When it comes to scientific measures, the journal impact factor wins both in terms of broadest use and as the most loathed metric1,2. Indeed, the fact that it is simple to understand — it is roughly the average number of citations that primary research papers published in two consecutive years gather in the following year — makes it all too easy to point out its shortcomings: the metric also includes citations to non-primary content (such as reviews and news articles); for many fields, citations accumulate slowly and thus the two-year time window seems too short; and the average number of citations per paper can be skewed by a few highly cited ones3, of which high-impact journals have a big share. Many feel that these limitations favour highly selective and multidisciplinary journals disproportionally.

Here we argue that these limitations are irrelevant. Figure 1 shows that, for a sample of 100 journals across the spectrum of science and engineering, the 2011 impact factor correlates well with the five-year median of citations to primary research papers published in 2008–2012. It is important to stress that the values for the median — which corresponds to the minimum number of citations received by half of the papers, and thus is robust to outliers and variations in the shape of the distribution — do not include citations to non-primary content and have a time window of five years.

Figure 1: A journal's impact factor is a good predictor of its five-year median of citations to primary research articles.
figure 1

The data and linear fit (r2 = 0.94) correspond to a sample of 100 journals launched before 2008. The five-year median values are of citations (as of 5 January 2013) to research papers (that is, excluding reviews, news, editorial material and other non-primary research articles) published in 2008–2012. The specific median values and slope of the linear fit (here 1.04) depend on the citation time window (here 1 January 2008 to 5 January 2013), impact-factor year and data source (here Thomson Reuters Web of Science). Journals included in the sample span the physical and chemical sciences, the biological and medical sciences, the earth and environmental sciences, and engineering.

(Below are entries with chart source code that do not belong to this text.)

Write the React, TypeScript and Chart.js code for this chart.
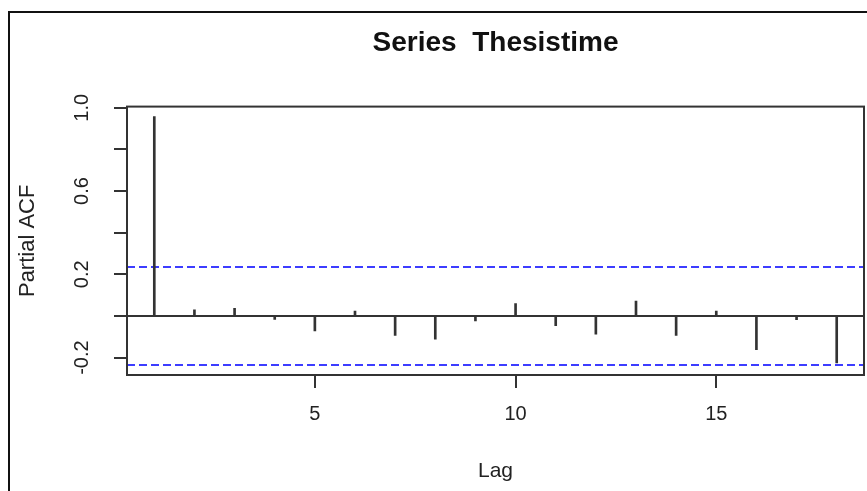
import React, { useEffect, useRef } from 'react';
import { Chart, registerables } from 'chart.js';

Chart.register(...registerables);

// ---- data ----
const lags = [1, 2, 3, 4, 5, 6, 7, 8, 9, 10, 11, 12, 13, 14, 15, 16, 17, 18];
const pacfValues = [
  0.958, 0.029, 0.037, -0.016, -0.072, 0.024, -0.093, -0.112, -0.024,
  0.059, -0.047, -0.087, 0.072, -0.093, 0.024, -0.162, -0.018, -0.225,
];
const ciLevel = 0.2357;
const xTicks = [5, 10, 15];
const yTicks = [-0.2, 0, 0.2, 0.4, 0.6, 0.8, 1.0];
const yTickLabels = ['-0.2', '', '0.2', '', '0.6', '', '1.0'];
const xRange = [0.32, 18.68];
const yRange = [-0.2835, 1.0055];

const FONT = "'Liberation Sans', Arial, sans-serif";
const INK = '#222222';
const LINE = '#333333';

const boxPlugin = {
  id: 'plotBox',
  afterDraw(chart: any) {
    const { ctx, chartArea } = chart;
    ctx.save();
    ctx.strokeStyle = LINE;
    ctx.lineWidth = 2;
    ctx.strokeRect(chartArea.left, chartArea.top, chartArea.right - chartArea.left, chartArea.bottom - chartArea.top);
    ctx.restore();
  },
};

export default function App() {
  const canvasRef = useRef<HTMLCanvasElement | null>(null);

  useEffect(() => {
    if (!canvasRef.current) return;
    const chart = new Chart(canvasRef.current, {
      type: 'bar',
      data: {
        datasets: [
          {
            type: 'bar',
            label: 'PACF',
            data: lags.map((l, i) => ({ x: l, y: pacfValues[i] })),
            backgroundColor: LINE,
            borderWidth: 0,
            barThickness: 2,
          } as any,
          {
            type: 'line',
            label: 'zero',
            data: [{ x: xRange[0], y: 0 }, { x: xRange[1], y: 0 }],
            borderColor: LINE,
            borderWidth: 2,
            pointRadius: 0,
          } as any,
          {
            type: 'line',
            label: 'upper',
            data: [{ x: xRange[0], y: ciLevel }, { x: xRange[1], y: ciLevel }],
            borderColor: '#3d3dff',
            borderWidth: 2,
            borderDash: [8, 4],
            pointRadius: 0,
          } as any,
          {
            type: 'line',
            label: 'lower',
            data: [{ x: xRange[0], y: -ciLevel }, { x: xRange[1], y: -ciLevel }],
            borderColor: '#3d3dff',
            borderWidth: 2,
            borderDash: [8, 4],
            pointRadius: 0,
          } as any,
        ],
      },
      options: {
        animation: false,
        responsive: false,
        layout: { padding: { left: 0, right: 3, top: 0, bottom: 0 } },
        plugins: {
          legend: { display: false },
          tooltip: { enabled: false },
          title: {
            display: true,
            text: 'Series  Thesistime',
            fullSize: false,
            color: '#111111',
            font: { family: FONT, size: 28, weight: 'bold' },
            padding: { top: 26, bottom: 47 },
          },
        },
        scales: {
          x: {
            type: 'linear',
            min: xRange[0],
            max: xRange[1],
            bounds: 'data',
            offset: false,
            grid: {
              display: true,
              offset: false,
              drawOnChartArea: false,
              drawTicks: true,
              tickLength: 13,
              color: LINE,
              lineWidth: 2,
            },
            border: { display: false },
            ticks: {
              autoSkip: false,
              padding: 14,
              color: INK,
              font: { family: FONT, size: 20 },
              callback: (v: any) => String(v),
            },
            title: {
              display: true,
              text: 'Lag',
              color: INK,
              font: { family: FONT, size: 21 },
              padding: { top: 0, bottom: 7 },
            },
            afterBuildTicks: (scale: any) => {
              scale.ticks = xTicks.map((v) => ({ value: v }));
            },
            afterFit: (scale: any) => {
              scale.height = 116;
            },
          },
          y: {
            type: 'linear',
            min: yRange[0],
            max: yRange[1],
            bounds: 'data',
            grid: {
              display: true,
              drawOnChartArea: false,
              drawTicks: true,
              tickLength: 13,
              color: LINE,
              lineWidth: 2,
            },
            border: { display: false },
            ticks: {
              autoSkip: false,
              minRotation: 90,
              maxRotation: 90,
              crossAlign: 'center',
              padding: 14,
              color: INK,
              font: { family: FONT, size: 20 },
              callback: (_v: any, i: number) => yTickLabels[i],
            },
            title: {
              display: true,
              text: 'Partial ACF',
              color: INK,
              font: { family: FONT, size: 22 },
              padding: { top: 15, bottom: 0 },
            },
            afterBuildTicks: (scale: any) => {
              scale.ticks = yTicks.map((v) => ({ value: v }));
            },
            afterFit: (scale: any) => {
              scale.width = 127;
            },
          },
        },
      } as any,
      plugins: [boxPlugin],
    });
    return () => chart.destroy();
  }, []);

  return (
    <div
      style={{
        position: 'fixed',
        left: 0,
        top: 0,
        width: 867,
        height: 491,
        overflow: 'hidden',
        background: '#ffffff',
      }}
    >
      <canvas ref={canvasRef} width={867} height={491} style={{ display: 'block', width: 867, height: 491 }} />
      <div
        style={{
          position: 'absolute',
          left: 8,
          top: 11,
          width: 900,
          height: 520,
          borderLeft: '2px solid #111111',
          borderTop: '2px solid #111111',
          pointerEvents: 'none',
        }}
      />
    </div>
  );
}
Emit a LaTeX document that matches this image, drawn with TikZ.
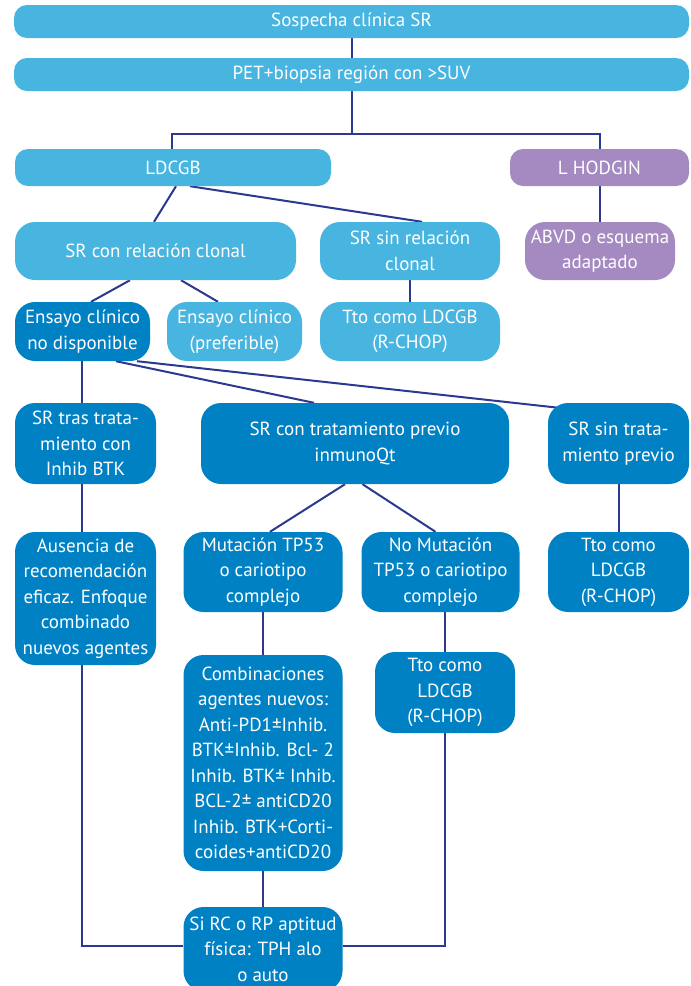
\documentclass[tikz,border=0pt]{standalone}
\usepackage{fontspec}
\setmainfont{PT Sans}
\usetikzlibrary{calc}
\definecolor{lightb}{HTML}{47B5E0}
\definecolor{darkb}{HTML}{0081C4}
\definecolor{purp}{HTML}{A48AC0}
\definecolor{navy}{HTML}{2B3990}
\pgfdeclarelayer{bg}
\pgfsetlayers{bg,main}
\begin{document}
\begin{tikzpicture}[x=1pt,y=-1pt,
  bx/.style={rounded corners=#1, text=white, align=center, inner sep=0pt,
    font=\fontsize{19}{25.5}\selectfont},
  bx/.default=20pt,
  lbx/.style={bx=13pt, fill=lightb},
  lbr/.style={bx=20pt, fill=lightb},
  dbx/.style={bx=20pt, fill=darkb},
  conn/.style={draw=navy, line width=2pt}]
\useasboundingbox (0,0) rectangle (691,986);
% top
\node[lbx, minimum width=675pt, minimum height=33pt] (sos) at (351.5,21.5) {Sospecha clínica SR};
\node[lbx, minimum width=675pt, minimum height=33pt] (pet) at (351.5,74.5) {PET+biopsia región con >SUV};
\node[lbx, minimum width=316pt, minimum height=37pt] (ldcgb) at (173,167.5) {LDCGB};
\node[bx=13pt, fill=purp, minimum width=179pt, minimum height=37pt] (hod) at (599.5,167.5) {L HODGIN};
% row 2
\node[lbr, minimum width=281pt, minimum height=58pt] (srcon) at (155.5,251) {SR con relación clonal};
\node[lbr, minimum width=180pt, minimum height=58pt] (srsin) at (410,251) {SR sin relación\\clonal};
\node[bx=20pt, fill=purp, minimum width=150pt, minimum height=58pt] (abvd) at (600,251) {ABVD o esquema\\adaptado};
% row 3
\node[dbx, minimum width=135pt, minimum height=59pt] (ensno) at (82.5,331.5) {Ensayo clínico\\no disponible};
\node[lbr, minimum width=135pt, minimum height=59pt] (enspref) at (234.5,331.5) {Ensayo clínico\\(preferible)};
\node[lbr, minimum width=180pt, minimum height=59pt] (ttoa) at (410,331.5) {Tto como LDCGB\\(R-CHOP)};
% row 4
\node[dbx, minimum width=141pt, minimum height=81pt] (srtras) at (85.5,443.5) {SR tras trata-\\miento con\\Inhib BTK};
\node[dbx, minimum width=308pt, minimum height=81pt] (srcont) at (355,443.5) {SR con tratamiento previo\\inmunoQt};
\node[dbx, minimum width=141pt, minimum height=81pt] (srsint) at (618.5,443.5) {SR sin trata-\\miento previo};
% row 5
\node[dbx, minimum width=141pt, minimum height=133pt] (aus) at (85.5,598.5) {Ausencia de\\recomendación\\eficaz. Enfoque\\combinado\\nuevos agentes};
\node[dbx, minimum width=159pt, minimum height=80pt] (mut) at (263,572) {Mutación TP53\\o cariotipo\\complejo};
\node[dbx, minimum width=158pt, minimum height=80pt] (nomut) at (440.5,572) {No Mutación\\TP53 o cariotipo\\complejo};
\node[dbx, minimum width=141pt, minimum height=80pt] (ttoc) at (618.5,572) {Tto como\\LDCGB\\(R-CHOP)};
% row 6
\node[dbx, minimum width=159pt, minimum height=216pt] (comb) at (263,763) {Combinaciones\\agentes nuevos:\\Anti-PD1±Inhib.\\BTK±Inhib. Bcl- 2\\Inhib. BTK± Inhib.\\BCL-2± antiCD20\\Inhib. BTK+Corti-\\coides+antiCD20};
\node[dbx, minimum width=140pt, minimum height=81pt] (ttob) at (445,692.5) {Tto como\\LDCGB\\(R-CHOP)};
\node[dbx, minimum width=159pt, minimum height=84pt] (si) at (263,949) {Si RC o RP aptitud\\física: TPH alo\\o auto};
% connectors
\begin{pgfonlayer}{bg}
\fill[white] (0,0) rectangle (691,986);
\draw[conn] (sos.south) -- (pet.north);
\draw[conn] (pet.south) -- ++(0,43) coordinate (hb);
\draw[conn] (ldcgb.north -| 171.5,0) |- (hb) -| (hod.north);
\draw[conn] ($(ldcgb.south)+(3,0)$) -- ($(srcon.north)+(-1.5,0)$);
\draw[conn] ($(ldcgb.south)+(17,0)$) -- ($(srsin.north)+(12,0)$);
\draw[conn] (hod.south) -- (abvd.north -| hod.south);
\draw[conn] ($(srcon.south)+(-25.5,0)$) -- ($(ensno.north)+(8.5,0)$);
\draw[conn] ($(srcon.south)+(25.5,0)$) -- ($(enspref.north)+(-16.5,0)$);
\draw[conn] (srsin.south) -- (ttoa.north);
\draw[conn] ($(ensno.south)+(-0.5,0)$) -- ($(srtras.north)+(-3.5,0)$);
\draw[conn] ($(ensno.south)+(33.5,0)$) -- ($(srcont.north)+(-41,0)$);
\draw[conn] ($(ensno.south)+(54.5,0)$) -- ($(srsint.north west)+(11,5)$);
\draw[conn] ($(srtras.south)+(-3.5,0)$) -- ($(aus.north)+(-3.5,0)$);
\draw[conn] ($(srcont.south)+(-10,0)$) -- ($(mut.north)+(7,0)$);
\draw[conn] ($(srcont.south)+(7.5,0)$) -- ($(nomut.north)+(-5,0)$);
\draw[conn] (srsint.south) -- (ttoc.north);
\draw[conn] (mut.south) -- (comb.north);
\draw[conn] ($(nomut.south)+(4.5,0)$) -- (ttob.north);
\draw[conn] (comb.south) -- (si.north);
\draw[conn] ($(aus.south)+(-3.5,0)$) |- ($(si.west)+(0,-3)$);
\draw[conn] (ttob.south) |- ($(si.east)+(0,-3)$);
\end{pgfonlayer}
\end{tikzpicture}
\end{document}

That citation averages (such as the impact factor) and medians correlate is not surprising if one considers that the shape of the citation distributions may be comparable across journals, as the similarities between the usual two-year and the less-known five-year impact factors suggests4. What is perhaps unexpected is the robustness of the impact factor as a predictive metric: citations to non-primary content and the apparently too short two-year time window have little effect on the overall correlation. Still, it is interesting to note that the largest deviations from the linear fit in Fig. 1 correspond to medical journals, some of which produce a disproportionate amount of non-primary content (such as The Lancet and The Journal of the American Medical Association) or to journals that have significantly altered the yearly amount of primary content during the five-year time frame for which the median is calculated. As a case in point, the median number of citations for PLoS ONE is 1 whereas its 2011 impact factor is 4.1, largely because since 2008 it has increased its output more than six-fold5 (from less than 3,000 papers in 2008 to about 19,000 in 2012). The impact factor, being a lagging indicator with a narrower time window, has yet to reflect this.

It is therefore clear that but for outliers6,7 the impact factor is an appropriate measure of journal quality according to citations. And it is also beyond question that the impact factor does not generally correlate to the performance of individual researchers or to citations to individual papers2,8,9. As with any statistical measure, it is unsafe to use it as a proxy for an unrepresentative subset of the original sample. It would thus be unwise, for instance, to rate scientists on the basis of the total number of papers weighted according to the impact factor of the journal where they have been published. A simple exercise proves the point: pick a few scientists and rank the papers they published five years ago in decreasing order of citations alongside the impact factor of the corresponding journal in that year. The odds are that, if there is any correlation at all, this is weak or the outliers are plentiful.

As Fig. 1 shows, half of the papers published by Nature Materials in the past five years have received more citations than at least half the papers published in most other journals (that is, any journal with a lower impact factor). The median and its predictor the impact factor are therefore quality signals that are valid for comparisons between journals publishing on similar scientific topics. Yet beware of those who use them instead of article-level metrics10 when assessing a small subgroup of papers or authors. Impact factors should have no place in grant-giving, tenure or appointment committees.